Stated exercise:
Skip the pictures. Set down, word for word, the lines from the start of the material up to and including the line with "plt.rcParams['font.family'] = ['DejaVu Sans']".

— Start Recorded data —

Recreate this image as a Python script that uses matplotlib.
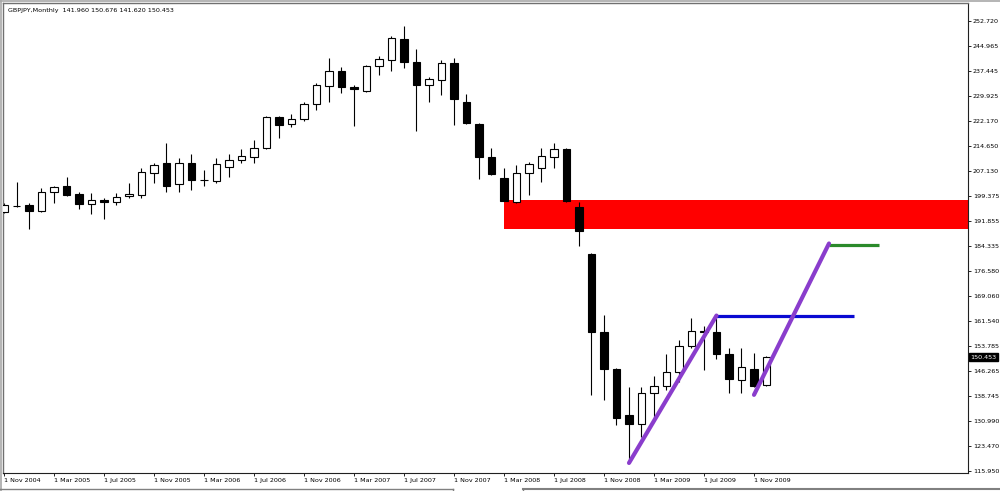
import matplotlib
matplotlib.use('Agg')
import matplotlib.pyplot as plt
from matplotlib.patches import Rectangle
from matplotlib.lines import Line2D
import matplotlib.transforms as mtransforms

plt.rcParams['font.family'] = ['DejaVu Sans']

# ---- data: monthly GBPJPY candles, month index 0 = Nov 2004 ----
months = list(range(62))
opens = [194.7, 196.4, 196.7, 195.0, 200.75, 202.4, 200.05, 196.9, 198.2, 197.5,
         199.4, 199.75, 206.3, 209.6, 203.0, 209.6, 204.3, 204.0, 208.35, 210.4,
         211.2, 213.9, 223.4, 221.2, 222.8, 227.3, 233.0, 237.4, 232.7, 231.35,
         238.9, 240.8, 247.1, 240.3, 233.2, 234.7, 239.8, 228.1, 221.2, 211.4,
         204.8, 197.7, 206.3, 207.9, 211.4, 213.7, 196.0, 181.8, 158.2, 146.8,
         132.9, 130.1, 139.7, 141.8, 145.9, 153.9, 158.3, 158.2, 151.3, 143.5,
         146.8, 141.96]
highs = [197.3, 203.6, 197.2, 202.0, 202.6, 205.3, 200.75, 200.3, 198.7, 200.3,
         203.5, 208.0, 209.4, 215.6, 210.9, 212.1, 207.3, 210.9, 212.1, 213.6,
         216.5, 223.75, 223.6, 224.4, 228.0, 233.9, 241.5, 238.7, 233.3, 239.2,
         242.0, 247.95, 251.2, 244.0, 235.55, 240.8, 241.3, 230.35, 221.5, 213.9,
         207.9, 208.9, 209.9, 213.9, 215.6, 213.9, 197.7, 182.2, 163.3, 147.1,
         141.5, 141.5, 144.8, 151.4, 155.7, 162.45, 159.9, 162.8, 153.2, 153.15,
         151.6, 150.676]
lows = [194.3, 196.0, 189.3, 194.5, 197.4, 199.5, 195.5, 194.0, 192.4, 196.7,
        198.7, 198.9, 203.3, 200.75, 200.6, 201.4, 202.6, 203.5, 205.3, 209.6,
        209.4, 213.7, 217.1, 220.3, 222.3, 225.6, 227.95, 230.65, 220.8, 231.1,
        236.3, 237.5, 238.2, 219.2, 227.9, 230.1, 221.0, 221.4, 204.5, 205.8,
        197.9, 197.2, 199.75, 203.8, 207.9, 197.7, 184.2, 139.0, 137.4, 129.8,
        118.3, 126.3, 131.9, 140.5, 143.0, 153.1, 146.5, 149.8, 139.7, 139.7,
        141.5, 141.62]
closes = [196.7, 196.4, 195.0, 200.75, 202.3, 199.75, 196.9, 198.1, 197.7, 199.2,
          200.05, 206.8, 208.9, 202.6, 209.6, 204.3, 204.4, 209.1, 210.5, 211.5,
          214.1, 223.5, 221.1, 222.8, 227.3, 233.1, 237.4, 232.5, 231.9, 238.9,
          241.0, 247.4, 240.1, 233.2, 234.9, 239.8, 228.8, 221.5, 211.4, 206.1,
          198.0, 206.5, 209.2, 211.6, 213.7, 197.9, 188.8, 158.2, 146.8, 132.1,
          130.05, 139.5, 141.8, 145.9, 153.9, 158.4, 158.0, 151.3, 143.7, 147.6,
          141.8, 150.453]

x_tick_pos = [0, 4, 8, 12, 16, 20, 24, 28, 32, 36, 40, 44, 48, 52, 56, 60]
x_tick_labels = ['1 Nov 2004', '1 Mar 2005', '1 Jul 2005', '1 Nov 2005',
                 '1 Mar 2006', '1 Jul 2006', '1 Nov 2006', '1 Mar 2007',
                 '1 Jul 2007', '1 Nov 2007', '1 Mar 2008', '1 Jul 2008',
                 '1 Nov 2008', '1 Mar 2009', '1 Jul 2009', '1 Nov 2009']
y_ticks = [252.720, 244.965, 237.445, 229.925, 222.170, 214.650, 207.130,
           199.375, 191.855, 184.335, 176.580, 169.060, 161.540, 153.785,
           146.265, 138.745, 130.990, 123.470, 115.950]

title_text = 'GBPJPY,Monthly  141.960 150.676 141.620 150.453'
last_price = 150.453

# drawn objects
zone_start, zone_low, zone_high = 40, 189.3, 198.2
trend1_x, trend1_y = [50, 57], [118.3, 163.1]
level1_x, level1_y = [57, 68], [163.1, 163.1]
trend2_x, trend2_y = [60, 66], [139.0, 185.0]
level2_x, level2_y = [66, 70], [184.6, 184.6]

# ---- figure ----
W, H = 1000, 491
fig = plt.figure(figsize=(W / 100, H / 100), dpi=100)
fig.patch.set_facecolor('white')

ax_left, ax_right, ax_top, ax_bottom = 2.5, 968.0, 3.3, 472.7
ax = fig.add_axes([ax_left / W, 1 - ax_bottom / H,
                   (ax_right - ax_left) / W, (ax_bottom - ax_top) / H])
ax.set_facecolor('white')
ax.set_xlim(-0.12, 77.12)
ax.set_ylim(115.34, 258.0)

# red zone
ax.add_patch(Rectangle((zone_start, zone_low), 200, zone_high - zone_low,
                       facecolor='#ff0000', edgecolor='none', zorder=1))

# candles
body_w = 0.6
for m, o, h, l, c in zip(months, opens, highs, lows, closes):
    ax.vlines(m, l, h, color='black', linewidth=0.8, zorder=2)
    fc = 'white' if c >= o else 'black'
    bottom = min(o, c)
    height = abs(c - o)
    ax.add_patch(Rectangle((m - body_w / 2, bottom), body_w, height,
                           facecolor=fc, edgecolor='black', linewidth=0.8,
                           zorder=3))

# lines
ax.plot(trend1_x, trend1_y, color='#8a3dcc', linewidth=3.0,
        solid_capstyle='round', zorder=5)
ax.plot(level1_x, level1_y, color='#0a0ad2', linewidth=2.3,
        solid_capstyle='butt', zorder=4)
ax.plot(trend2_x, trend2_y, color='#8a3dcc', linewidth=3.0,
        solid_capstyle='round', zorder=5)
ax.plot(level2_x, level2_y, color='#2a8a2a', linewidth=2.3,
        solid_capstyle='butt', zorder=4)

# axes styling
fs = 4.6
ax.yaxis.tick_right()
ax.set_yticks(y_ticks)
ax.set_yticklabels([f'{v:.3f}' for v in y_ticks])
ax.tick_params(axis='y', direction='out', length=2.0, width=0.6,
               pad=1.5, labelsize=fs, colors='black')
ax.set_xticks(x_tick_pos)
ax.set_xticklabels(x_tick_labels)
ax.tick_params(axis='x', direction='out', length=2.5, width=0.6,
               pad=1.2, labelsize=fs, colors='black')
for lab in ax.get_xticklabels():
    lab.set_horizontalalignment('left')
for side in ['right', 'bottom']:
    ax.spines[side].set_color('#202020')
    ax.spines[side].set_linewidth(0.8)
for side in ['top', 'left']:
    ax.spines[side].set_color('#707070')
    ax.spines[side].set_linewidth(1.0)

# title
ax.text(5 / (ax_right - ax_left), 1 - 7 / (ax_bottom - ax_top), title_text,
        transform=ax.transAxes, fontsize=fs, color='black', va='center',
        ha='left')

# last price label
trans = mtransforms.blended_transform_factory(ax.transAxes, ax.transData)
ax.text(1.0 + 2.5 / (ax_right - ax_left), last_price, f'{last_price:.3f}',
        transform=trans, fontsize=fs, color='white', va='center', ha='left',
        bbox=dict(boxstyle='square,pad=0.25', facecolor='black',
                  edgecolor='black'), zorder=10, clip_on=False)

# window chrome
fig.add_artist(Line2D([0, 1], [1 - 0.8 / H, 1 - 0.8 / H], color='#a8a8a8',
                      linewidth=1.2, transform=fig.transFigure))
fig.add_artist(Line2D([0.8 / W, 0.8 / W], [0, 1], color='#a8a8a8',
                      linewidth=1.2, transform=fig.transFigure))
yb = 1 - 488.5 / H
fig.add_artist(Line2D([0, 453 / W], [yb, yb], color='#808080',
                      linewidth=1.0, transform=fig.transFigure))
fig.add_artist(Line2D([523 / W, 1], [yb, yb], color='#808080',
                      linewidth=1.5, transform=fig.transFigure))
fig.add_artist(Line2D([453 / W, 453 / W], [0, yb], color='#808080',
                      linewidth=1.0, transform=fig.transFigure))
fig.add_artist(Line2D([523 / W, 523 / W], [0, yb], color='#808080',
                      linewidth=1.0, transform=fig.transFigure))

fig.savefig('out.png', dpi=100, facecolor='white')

— End Recorded data —

Exercise response:
Recreate this image as a Python script that uses matplotlib.
import matplotlib
matplotlib.use('Agg')
import matplotlib.pyplot as plt
from matplotlib.patches import Rectangle
from matplotlib.lines import Line2D
import matplotlib.transforms as mtransforms

plt.rcParams['font.family'] = ['DejaVu Sans']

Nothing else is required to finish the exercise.